Work to do: Omit the pictures, then write out every entry exactly as it reads.
+ + + +
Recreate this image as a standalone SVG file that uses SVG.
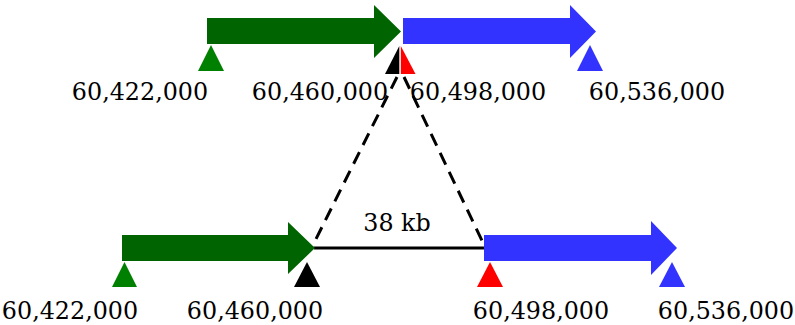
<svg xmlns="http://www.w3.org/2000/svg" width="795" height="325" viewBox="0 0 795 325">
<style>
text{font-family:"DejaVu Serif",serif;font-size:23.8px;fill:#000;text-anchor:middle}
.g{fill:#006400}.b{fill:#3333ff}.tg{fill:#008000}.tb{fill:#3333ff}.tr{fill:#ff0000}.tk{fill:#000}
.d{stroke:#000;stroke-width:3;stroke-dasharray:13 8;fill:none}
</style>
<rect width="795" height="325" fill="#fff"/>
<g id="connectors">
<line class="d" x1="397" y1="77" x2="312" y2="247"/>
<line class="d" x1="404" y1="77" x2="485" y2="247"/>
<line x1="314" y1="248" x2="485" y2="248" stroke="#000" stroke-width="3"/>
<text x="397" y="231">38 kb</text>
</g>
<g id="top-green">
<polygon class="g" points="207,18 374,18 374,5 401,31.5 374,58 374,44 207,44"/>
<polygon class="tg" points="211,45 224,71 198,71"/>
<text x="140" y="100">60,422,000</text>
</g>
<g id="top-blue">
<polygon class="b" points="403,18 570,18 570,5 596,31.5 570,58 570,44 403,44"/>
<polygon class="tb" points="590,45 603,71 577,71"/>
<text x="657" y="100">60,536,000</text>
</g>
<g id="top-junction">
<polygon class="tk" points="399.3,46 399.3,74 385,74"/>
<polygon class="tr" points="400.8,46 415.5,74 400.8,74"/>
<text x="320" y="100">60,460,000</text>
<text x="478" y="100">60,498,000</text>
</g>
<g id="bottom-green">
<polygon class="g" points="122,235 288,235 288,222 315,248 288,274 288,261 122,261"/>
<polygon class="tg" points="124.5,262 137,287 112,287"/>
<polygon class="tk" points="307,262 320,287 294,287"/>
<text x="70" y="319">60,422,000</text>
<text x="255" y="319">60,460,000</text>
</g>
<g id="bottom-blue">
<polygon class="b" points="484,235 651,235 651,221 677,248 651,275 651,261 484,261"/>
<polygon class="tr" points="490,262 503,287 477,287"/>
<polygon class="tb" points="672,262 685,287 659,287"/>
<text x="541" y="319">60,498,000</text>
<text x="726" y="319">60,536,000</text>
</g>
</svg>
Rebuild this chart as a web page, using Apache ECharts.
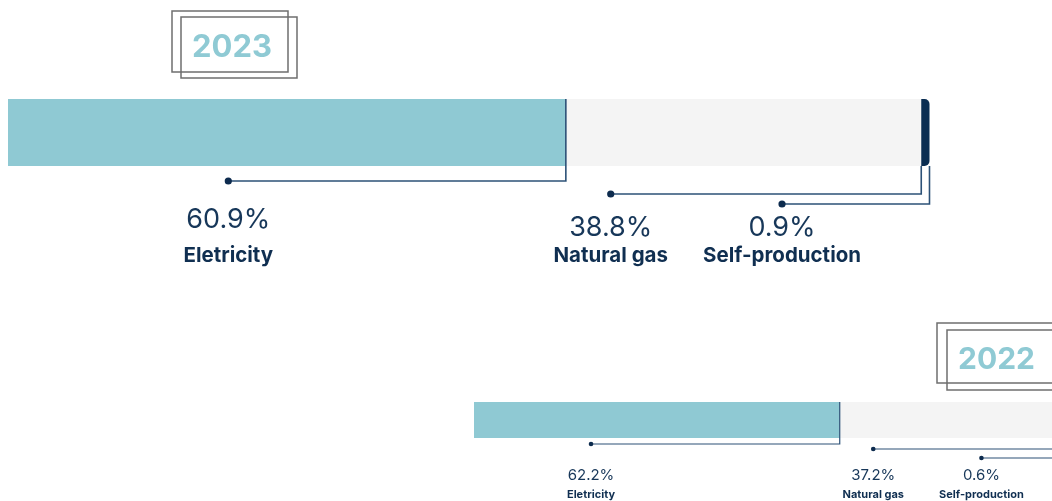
+ + + +
Answer to this exercise:
Recreate this image as a standalone SVG file that uses SVG.
<svg xmlns="http://www.w3.org/2000/svg" width="795" height="325" viewBox="0 0 795 325">
<style>
text{font-family:"DejaVu Serif",serif;font-size:23.8px;fill:#000;text-anchor:middle}
.g{fill:#006400}.b{fill:#3333ff}.tg{fill:#008000}.tb{fill:#3333ff}.tr{fill:#ff0000}.tk{fill:#000}
.d{stroke:#000;stroke-width:3;stroke-dasharray:13 8;fill:none}
</style>
<rect width="795" height="325" fill="#fff"/>
<g id="connectors">
<line class="d" x1="397" y1="77" x2="312" y2="247"/>
<line class="d" x1="404" y1="77" x2="485" y2="247"/>
<line x1="314" y1="248" x2="485" y2="248" stroke="#000" stroke-width="3"/>
<text x="397" y="231">38 kb</text>
</g>
<g id="top-green">
<polygon class="g" points="207,18 374,18 374,5 401,31.5 374,58 374,44 207,44"/>
<polygon class="tg" points="211,45 224,71 198,71"/>
<text x="140" y="100">60,422,000</text>
</g>
<g id="top-blue">
<polygon class="b" points="403,18 570,18 570,5 596,31.5 570,58 570,44 403,44"/>
<polygon class="tb" points="590,45 603,71 577,71"/>
<text x="657" y="100">60,536,000</text>
</g>
<g id="top-junction">
<polygon class="tk" points="399.3,46 399.3,74 385,74"/>
<polygon class="tr" points="400.8,46 415.5,74 400.8,74"/>
<text x="320" y="100">60,460,000</text>
<text x="478" y="100">60,498,000</text>
</g>
<g id="bottom-green">
<polygon class="g" points="122,235 288,235 288,222 315,248 288,274 288,261 122,261"/>
<polygon class="tg" points="124.5,262 137,287 112,287"/>
<polygon class="tk" points="307,262 320,287 294,287"/>
<text x="70" y="319">60,422,000</text>
<text x="255" y="319">60,460,000</text>
</g>
<g id="bottom-blue">
<polygon class="b" points="484,235 651,235 651,221 677,248 651,275 651,261 484,261"/>
<polygon class="tr" points="490,262 503,287 477,287"/>
<polygon class="tb" points="672,262 685,287 659,287"/>
<text x="541" y="319">60,498,000</text>
<text x="726" y="319">60,536,000</text>
</g>
</svg>
Rebuild this chart as a web page, using Apache ECharts.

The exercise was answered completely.